2. Description of the Related Art
Recently, various flat panel displays (FPDs) having less weight and volume than cathode ray tubes (CRTs) have been developed. FPDs include liquid crystal displays (LCDs), field emission displays (FEDs), plasma display panels (PDPs), and organic light emitting displays.
Among the FPDs, the organic light emitting displays display images using organic light emitting diodes (OLEDs) that generate light by a re-combination of electrons and holes. The organic light emitting display has a relatively high response speed and is driven with a relatively low power consumption.
FIG. 1 is a circuit diagram illustrating a pixel of a conventional organic light emitting display. In FIG. 1, the transistors included in pixels are NMOS transistors.
Referring to FIG. 1, a pixel 4 of the conventional organic light emitting display includes an organic light emitting diode OLED and a pixel circuit 2 coupled to a data line Dm and a scan line Sn to control the OLED.
The anode electrode of the OLED is coupled to the pixel circuit 2 and the cathode electrode of the OLED is coupled to a second power source ELVSS. The OLED generates light having a brightness (e.g., light having a predetermined brightness) that corresponds to current supplied from the pixel circuit 2.

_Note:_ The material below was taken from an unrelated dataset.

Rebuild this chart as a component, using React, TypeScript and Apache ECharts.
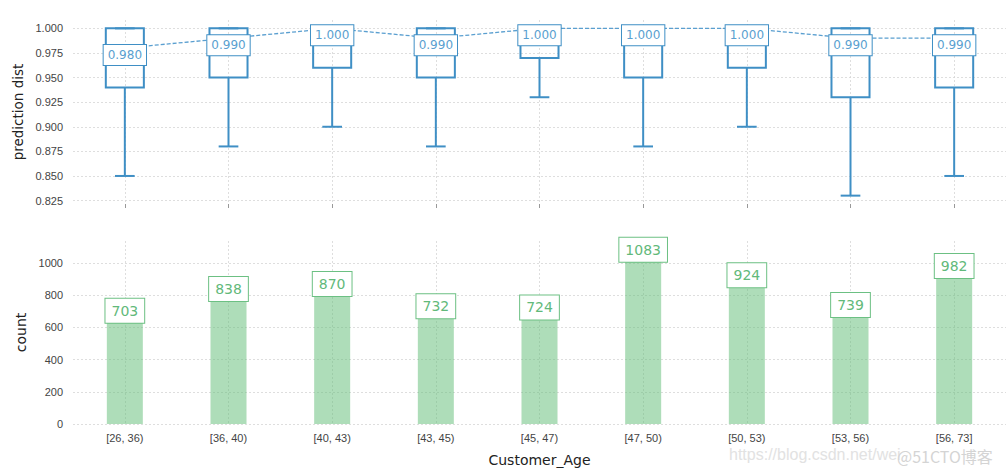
import React, { useEffect, useRef } from "react";
import * as echarts from "echarts";

const categories = ["[26, 36)", "[36, 40)", "[40, 43)", "[43, 45)", "[45, 47)", "[47, 50)", "[50, 53)", "[53, 56)", "[56, 73]"];
const whiskerLow = [0.85, 0.88, 0.9, 0.88, 0.93, 0.88, 0.9, 0.83, 0.85];
const q1 = [0.94, 0.95, 0.96, 0.95, 0.97, 0.95, 0.96, 0.93, 0.94];
const q3 = [1.0, 1.0, 1.0, 1.0, 1.0, 1.0, 1.0, 1.0, 1.0];
const whiskerHigh = [1.0, 1.0, 1.0, 1.0, 1.0, 1.0, 1.0, 1.0, 1.0];
const centerValues = [0.98, 0.99, 1.0, 0.99, 1.0, 1.0, 1.0, 0.99, 0.99];
const counts = [703, 838, 870, 732, 724, 1083, 924, 739, 982];

const BLUE = "#3f8fc5";
const BLUE_TEXT = "#5a9fd0";
const GREEN_LINE = "#6cc083";
const GREEN_TEXT = "#62b97a";
const GRID_COLOR = "#d6d6d6";
const TICK_FONT = "Liberation Sans";
const MAIN_FONT = "DejaVu Sans";

export default function App() {
  const ref = useRef<HTMLDivElement>(null);
  useEffect(() => {
    if (!ref.current) return;
    const chart = echarts.init(ref.current, null, { renderer: "svg" });
    const boxData = categories.map((_, i) => [i, whiskerLow[i], q1[i], q3[i], whiskerHigh[i]]);

    const valueGridAxis = (gridIndex: number) => ({
      type: "value",
      gridIndex,
      position: "top",
      min: -0.5,
      max: 8.5,
      minInterval: 1,
      maxInterval: 1,
      axisLine: { show: false },
      axisTick: { show: false },
      axisLabel: { show: false },
      splitLine: {
        show: true,
        showMinLine: false,
        showMaxLine: false,
        lineStyle: { color: GRID_COLOR, type: [2, 2], width: 0.8 },
      },
    });

    chart.setOption({
      animation: false,
      backgroundColor: "#ffffff",
      grid: [
        { left: 73, right: 2, top: 20, height: 184 },
        { left: 73, right: 2, top: 241, height: 183 },
      ],
      xAxis: [
        {
          type: "category",
          gridIndex: 0,
          data: categories,
          axisLine: { show: false },
          axisTick: { show: true, alignWithLabel: true, length: 4, lineStyle: { color: "#999" } },
          axisLabel: { show: false },
          splitLine: { show: false },
        },
        {
          type: "category",
          gridIndex: 1,
          data: categories,
          axisLine: { show: false },
          axisTick: { show: false },
          axisLabel: { color: "#444", fontSize: 11, fontFamily: TICK_FONT, margin: 8 },
          splitLine: { show: false },
          name: "Customer_Age",
          nameLocation: "middle",
          nameGap: 29,
          nameTextStyle: { color: "#222", fontSize: 14, fontFamily: MAIN_FONT },
        },
        valueGridAxis(0),
        valueGridAxis(1),
      ],
      yAxis: [
        {
          type: "value",
          gridIndex: 0,
          min: 0.8215,
          max: 1.0085,
          minInterval: 0.025,
          maxInterval: 0.025,
          axisLine: { show: false },
          axisTick: { show: false },
          axisLabel: {
            color: "#444",
            fontSize: 11,
            fontFamily: TICK_FONT,
            margin: 10,
            showMinLabel: false,
            showMaxLabel: false,
            formatter: (v: number) => v.toFixed(3),
          },
          splitLine: {
            show: true,
            showMinLine: false,
            showMaxLine: false,
            lineStyle: { color: GRID_COLOR, type: [2, 2], width: 0.8 },
          },
          name: "prediction dist",
          nameLocation: "middle",
          nameGap: 41,
          nameTextStyle: { color: "#222", fontSize: 13.5, fontFamily: MAIN_FONT },
        },
        {
          type: "value",
          gridIndex: 1,
          min: 0,
          max: 1137,
          interval: 200,
          axisLine: { show: false },
          axisTick: { show: false },
          axisLabel: {
            color: "#444",
            fontSize: 11,
            fontFamily: TICK_FONT,
            margin: 10,
            showMaxLabel: false,
            formatter: (v: number) => String(Math.round(v)),
          },
          splitLine: {
            show: true,
            showMaxLine: false,
            lineStyle: { color: GRID_COLOR, type: [2, 2], width: 0.8 },
          },
          name: "count",
          nameLocation: "middle",
          nameGap: 38,
          nameTextStyle: { color: "#222", fontSize: 14, fontFamily: MAIN_FONT },
        },
      ],
      series: [
        {
          type: "custom",
          xAxisIndex: 0,
          yAxisIndex: 0,
          data: boxData,
          z: 2,
          renderItem: (params: any, api: any) => {
            const x = api.value(0);
            const pLow = api.coord([x, api.value(1)]);
            const pQ1 = api.coord([x, api.value(2)]);
            const pQ3 = api.coord([x, api.value(3)]);
            const pHigh = api.coord([x, api.value(4)]);
            const band = api.size([1, 0])[0];
            const boxW = band * 0.367;
            const capW = band * 0.19;
            const cx = pLow[0];
            const style = { stroke: BLUE, lineWidth: 2, fill: "none" };
            return {
              type: "group",
              children: [
                { type: "line", shape: { x1: cx, y1: pLow[1], x2: cx, y2: pQ1[1] }, style },
                { type: "line", shape: { x1: cx - capW / 2, y1: pLow[1], x2: cx + capW / 2, y2: pLow[1] }, style },
                { type: "line", shape: { x1: cx, y1: pQ3[1], x2: cx, y2: pHigh[1] }, style },
                { type: "line", shape: { x1: cx - capW / 2, y1: pHigh[1], x2: cx + capW / 2, y2: pHigh[1] }, style },
                {
                  type: "rect",
                  shape: { x: cx - boxW / 2, y: pQ3[1], width: boxW, height: pQ1[1] - pQ3[1] },
                  style: { stroke: BLUE, lineWidth: 2, fill: "rgba(255,255,255,0)" },
                },
              ],
            };
          },
        },
        {
          type: "line",
          xAxisIndex: 0,
          yAxisIndex: 0,
          data: centerValues,
          z: 5,
          symbol: "circle",
          symbolSize: 1,
          itemStyle: { color: "rgba(0,0,0,0)" },
          lineStyle: { color: BLUE_TEXT, width: 1.3, type: [4, 2] },
          label: {
            show: true,
            position: "inside",
            offset: [0, 7],
            formatter: (p: any) => Number(p.value).toFixed(3),
            color: BLUE_TEXT,
            fontSize: 12,
            fontFamily: MAIN_FONT,
            backgroundColor: "#ffffff",
            borderColor: BLUE,
            borderWidth: 1,
            padding: [4, 4, 4, 4],
          },
        },
        {
          type: "bar",
          xAxisIndex: 1,
          yAxisIndex: 1,
          data: counts,
          barWidth: 36,
          z: 2,
          itemStyle: { color: "rgba(99,189,120,0.52)" },
          label: {
            show: true,
            position: ["50%", 0],
            align: "center",
            verticalAlign: "middle",
            color: GREEN_TEXT,
            fontSize: 14,
            fontFamily: MAIN_FONT,
            backgroundColor: "#ffffff",
            borderColor: GREEN_LINE,
            borderWidth: 1,
            padding: [5, 6, 5, 6],
          },
        },
      ],
      graphic: [
        {
          type: "text",
          left: 729,
          top: 446,
          style: { text: "https://blog.csdn.net/wei", fill: "#e2e2e2", fontSize: 16, fontFamily: TICK_FONT },
          z: 10,
        },
        {
          type: "text",
          left: 897,
          top: 448,
          style: { text: "@51CTO博客", fill: "#d4d4d4", fontSize: 16, fontFamily: "Noto Sans CJK SC" },
          z: 11,
        },
      ],
    });
    return () => chart.dispose();
  }, []);
  return <div ref={ref} style={{ width: 1008, height: 472, position: "fixed", left: 0, top: 0 }} />;
}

The pixel circuit 2 controls the amount of current supplied to the OLED to correspond to a data signal supplied through the data line Dm when a scan signal is supplied through the scan line Sn. Therefore, the pixel circuit 2 includes a second transistor M2 (that is, a driving transistor) coupled between a first power source ELVDD and the OLED, a first transistor M1 coupled between the second transistor M2, the data line Dm, and the scan line Sn, and a storage capacitor Cst coupled between the gate electrode and the second electrode of the second transistor M2.
The gate electrode of the first transistor M1 is coupled to the scan line Sn and the first electrode of the first transistor M1 is coupled to the data line Dm. The second electrode of the first transistor M1 is coupled to one terminal of the storage capacitor Cst. Here, the first electrode is either a source electrode or a drain electrode and the second electrode is the other electrode thereof different from the first electrode. For example, when the first electrode is the source electrode, the second electrode is the drain electrode. The first transistor M1 coupled to the scan line Sn and the data line Dm is turned on when a scan signal is supplied from the scan line Sn, and thereby supplies a data signal supplied from the data line Dm to the storage capacitor Cst. At this time, the storage capacitor Cst charges a voltage corresponding to the data signal.
The gate electrode of the second transistor M2 is coupled to one terminal of the storage capacitor Cst and the first electrode of the second transistor M2 is coupled to the first power source ELVDD. The second electrode of the second transistor M2 is coupled to the other terminal of the storage capacitor Cst and the anode electrode of the OLED. The second transistor M2 controls the amount of current supplied from the first power source ELVDD to the second power source ELVSS through the OLED to correspond to the voltage value stored in the storage capacitor Cst.
One terminal of the storage capacitor Cst is coupled to the gate electrode of the second transistor M2 and the other terminal of the storage capacitor Cst is coupled to the anode electrode of the OLED. The storage capacitor Cst charges the voltage corresponding to the data signal.
The conventional pixel 4 supplies the current corresponding to the voltage charged in the storage capacitor Cst to the OLED to display an image with a brightness corresponding to the current (e.g., a predetermined brightness). However, the above-described conventional organic light emitting display cannot display an image with uniform brightness due to a deviation in the threshold voltages of the second transistors M2 in multiple pixels 4.
That is, when the threshold voltage of the second transistor M2 varies with each of the pixels 4, since the pixels 4 generate light components with different brightness corresponding to the same data signal, an image with uniform brightness cannot be displayed.